>> Begin Stored data
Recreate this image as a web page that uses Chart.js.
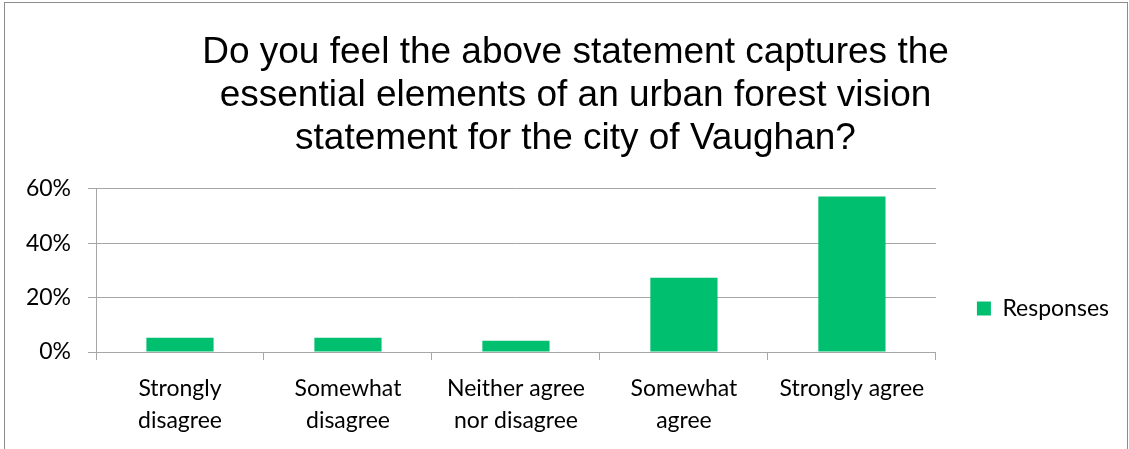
<!DOCTYPE html>
<html>
<head>
<meta charset="utf-8">
<script src="https://cdn.jsdelivr.net/npm/chart.js@4"></script>
<style>
  html, body { margin: 0; padding: 0; background: #fff; }
  #frame {
    position: absolute; left: 4px; top: 2px; width: 1124px; height: 452px;
    border: 1px solid #8c8c8c; box-sizing: border-box; background: #fff;
  }
  #wrap { position: absolute; left: 0; top: 0; width: 1122px; height: 450px; }
</style>
</head>
<body>
<div id="frame"><div id="wrap"><canvas id="bar-chart"></canvas></div></div>
<script>
const categories = [
  ['Strongly', 'disagree'],
  ['Somewhat', 'disagree'],
  ['Neither agree', 'nor disagree'],
  ['Somewhat', 'agree'],
  'Strongly agree'
];
const responses = [5.3, 5.3, 4.2, 27.3, 57.2];
const yTicks = [0, 20, 40, 60];
const titleLines = [
  'Do you feel the above statement captures the',
  'essential elements of an urban forest vision',
  'statement for the city of Vaughan?'
];

const green = '#00bf6f';
const gridColor = '#a6a6a6';
const labelFont = { family: 'Lato, "Open Sans", sans-serif', size: 23 };

// Excel puts the legend lower down, next to the plot, and the title a bit right; nudge them
const boxNudge = {
  id: 'boxNudge',
  afterLayout(chart) {
    const lg = chart.legend;
    if (lg) {
      lg.left += 33; lg.right += 33;
      lg.top += 82; lg.bottom += 82;
    }
    const tt = chart.titleBlock;
    if (tt) {
      tt.left += 20; tt.right += 20;
    }
  },
};

const ctx = document.getElementById('bar-chart');
new Chart(ctx, {
  type: 'bar',
  data: {
    labels: categories,
    datasets: [
      {
        label: 'Responses',
        data: responses,
        backgroundColor: green,
        borderWidth: 0,
        barPercentage: 0.4,
        categoryPercentage: 1.0,
      },
    ],
  },
  plugins: [boxNudge],
  options: {
    responsive: true,
    maintainAspectRatio: false,
    animation: false,
    layout: {
      padding: { left: 20, right: 41, top: 0, bottom: 3 },
    },
    plugins: {
      title: {
        display: true,
        text: titleLines,
        color: '#000',
        font: { family: '"Liberation Sans", Arial, sans-serif', size: 37, weight: 'normal', lineHeight: 1.17 },
        padding: { top: 28, bottom: 28 },
      },
      legend: {
        display: true,
        position: 'right',
        labels: {
          color: '#000',
          font: labelFont,
          boxWidth: 14,
          boxHeight: 14,
          padding: 8,
        },
      },
      tooltip: { enabled: false },
    },
    scales: {
      x: {
        grid: {
          offset: true,
          drawOnChartArea: false,
          drawTicks: true,
          tickLength: 8,
          color: gridColor,
        },
        border: { color: gridColor, width: 1 },
        ticks: {
          color: '#000',
          font: { ...labelFont, lineHeight: 1.39 },
          padding: 13,
          maxRotation: 0,
          autoSkip: false,
        },
      },
      y: {
        min: 0,
        max: 60,
        afterBuildTicks: (scale) => {
          scale.ticks = yTicks.map(v => ({ value: v }));
        },
        afterFit: (scale) => {
          scale.width = 71;
        },
        grid: {
          color: gridColor,
          tickLength: 8,
        },
        border: { color: gridColor, width: 1 },
        ticks: {
          color: '#000',
          font: labelFont,
          padding: 17,
          callback: (v) => v + '%',
        },
      },
    },
  },
});
</script>
</body>
</html>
>> End Stored data
Work to do »
Write out the full listing verbatim, excluding its pictures.

Exercise solution »
Recreate this image as a web page that uses Chart.js.
<!DOCTYPE html>
<html>
<head>
<meta charset="utf-8">
<script src="https://cdn.jsdelivr.net/npm/chart.js@4"></script>
<style>
  html, body { margin: 0; padding: 0; background: #fff; }
  #frame {
    position: absolute; left: 4px; top: 2px; width: 1124px; height: 452px;
    border: 1px solid #8c8c8c; box-sizing: border-box; background: #fff;
  }
  #wrap { position: absolute; left: 0; top: 0; width: 1122px; height: 450px; }
</style>
</head>
<body>
<div id="frame"><div id="wrap"><canvas id="bar-chart"></canvas></div></div>
<script>
const categories = [
  ['Strongly', 'disagree'],
  ['Somewhat', 'disagree'],
  ['Neither agree', 'nor disagree'],
  ['Somewhat', 'agree'],
  'Strongly agree'
];
const responses = [5.3, 5.3, 4.2, 27.3, 57.2];
const yTicks = [0, 20, 40, 60];
const titleLines = [
  'Do you feel the above statement captures the',
  'essential elements of an urban forest vision',
  'statement for the city of Vaughan?'
];

const green = '#00bf6f';
const gridColor = '#a6a6a6';
const labelFont = { family: 'Lato, "Open Sans", sans-serif', size: 23 };

// Excel puts the legend lower down, next to the plot, and the title a bit right; nudge them
const boxNudge = {
  id: 'boxNudge',
  afterLayout(chart) {
    const lg = chart.legend;
    if (lg) {
      lg.left += 33; lg.right += 33;
      lg.top += 82; lg.bottom += 82;
    }
    const tt = chart.titleBlock;
    if (tt) {
      tt.left += 20; tt.right += 20;
    }
  },
};

const ctx = document.getElementById('bar-chart');
new Chart(ctx, {
  type: 'bar',
  data: {
    labels: categories,
    datasets: [
      {
        label: 'Responses',
        data: responses,
        backgroundColor: green,
        borderWidth: 0,
        barPercentage: 0.4,
        categoryPercentage: 1.0,
      },
    ],
  },
  plugins: [boxNudge],
  options: {
    responsive: true,
    maintainAspectRatio: false,
    animation: false,
    layout: {
      padding: { left: 20, right: 41, top: 0, bottom: 3 },
    },
    plugins: {
      title: {
        display: true,
        text: titleLines,
        color: '#000',
        font: { family: '"Liberation Sans", Arial, sans-serif', size: 37, weight: 'normal', lineHeight: 1.17 },
        padding: { top: 28, bottom: 28 },
      },
      legend: {
        display: true,
        position: 'right',
        labels: {
          color: '#000',
          font: labelFont,
          boxWidth: 14,
          boxHeight: 14,
          padding: 8,
        },
      },
      tooltip: { enabled: false },
    },
    scales: {
      x: {
        grid: {
          offset: true,
          drawOnChartArea: false,
          drawTicks: true,
          tickLength: 8,
          color: gridColor,
        },
        border: { color: gridColor, width: 1 },
        ticks: {
          color: '#000',
          font: { ...labelFont, lineHeight: 1.39 },
          padding: 13,
          maxRotation: 0,
          autoSkip: false,
        },
      },
      y: {
        min: 0,
        max: 60,
        afterBuildTicks: (scale) => {
          scale.ticks = yTicks.map(v => ({ value: v }));
        },
        afterFit: (scale) => {
          scale.width = 71;
        },
        grid: {
          color: gridColor,
          tickLength: 8,
        },
        border: { color: gridColor, width: 1 },
        ticks: {
          color: '#000',
          font: labelFont,
          padding: 17,
          callback: (v) => v + '%',
        },
      },
    },
  },
});
</script>
</body>
</html>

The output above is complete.